OLIVER, NORTHAM, ADAMS, SAMPSON

Posted By: Connie Swearingen (email)
Date: 9/24/2007 at 23:53:05

Source: History of Monona County, Iowa 1890
Pub: Chicago National Com

George W. Oliver, one of the old settlers of Monona County, who located in Ashton in 1857, is now engaged in agricultural pursuits on Section 24 and 25, in Franklin Township.
Mr. Oliver was born at Bridgeton, Cumberland County, Me. May 31, 1811. He traces his ancestry back to George Oliver, a native of Bridgeport England, and Nancy (Northam) Oliver, his wife, who emigrated to America in 1786, and located at Portland, Me. He was a carpenter by trade and followed that line of business until the day of his death.
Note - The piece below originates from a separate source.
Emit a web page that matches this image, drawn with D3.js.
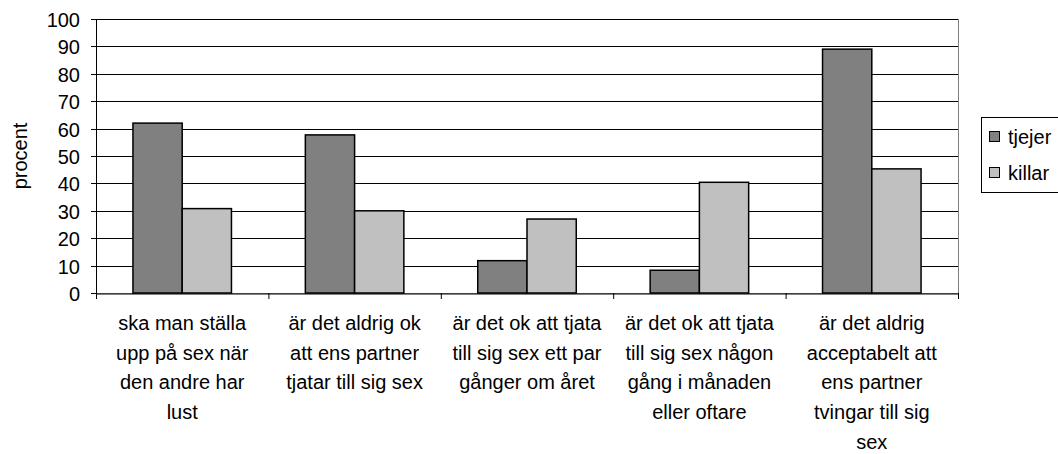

His wife died at Portland in 1787, having been the mother of two children—William and Nancy, the latter of whom died in infancy. Some time afterward he married Miss Cybil, but by this marriage had no issue. His son William Oliver was born in England, May 16, 1773, and came to America with his parents, working at carpenter work with his father in Portland. After a time he removed to Bridgeton, where he married Miss Hannah Fowler, a native of Cumberland County, that State, born December 31, 1773. They had a family of fifteen children, eight boys and seven girls, and died at Bethel, Me.—the mother, January 27, 1848: the father, October 11, the same year.
George W., the seventh son and tenth child of his parents, received his education and grew to manhood in the State of his birth and followed farming, carpentering and shoemaking. In 1846 he came west, locating in DeKalb County, Illinois, and after a time employed on a rented farm moved to St Charles, Kane County, where he followed carpentering until the spring of 1857, when he came to Monona County, arriving at the village of Ashton on the 2d of July. For about two months he and his family made their residence in the old court-house at Ashton, in the meantime erecting a home in the newly laid out town of Onawa, into which they moved about the 15th of September . He and his son, Franklin G., both worked at carpenter work that summer, but in the fall the subject of this sketch removed to the farm on section 25, which he had traded for, where he has since lived. Mr. Oliver has the general reputation of being an excellent workman and good calculator, and his genial disposition has won him the esteem of his neighbors. He has always been a great favorite with the children and many of those who he knew as such in early days, although grown to manhood and womanhood, still remember him with esteem and affection. In his political principles he was formerly a Democrat and cast his first vote for Andrew Jackson for President. He afterward affliated with the Whigs and voted for William Henry Harrison and hard cider in 1840. Since the organization of the Republican party he has been identified with it, and in 1888 deposited his ballot for Benjamin Harrison.
Mr. Oliver was united in marriage April 5, 1832, with Miss Hannah Ridley Adams, a native of that part of Kennebec County, now known as Franklin, Me., who was born April 6, 1807. Of this union there have been three children: Mary P., who was born August 4, 1833, the widow of Alfred U. Hanscom, now living in Sioux Township: Franklin G., who was born February 19, 1835, and Hannah F, who was born October 26, 1844, and is the wife of D.W. Sampson.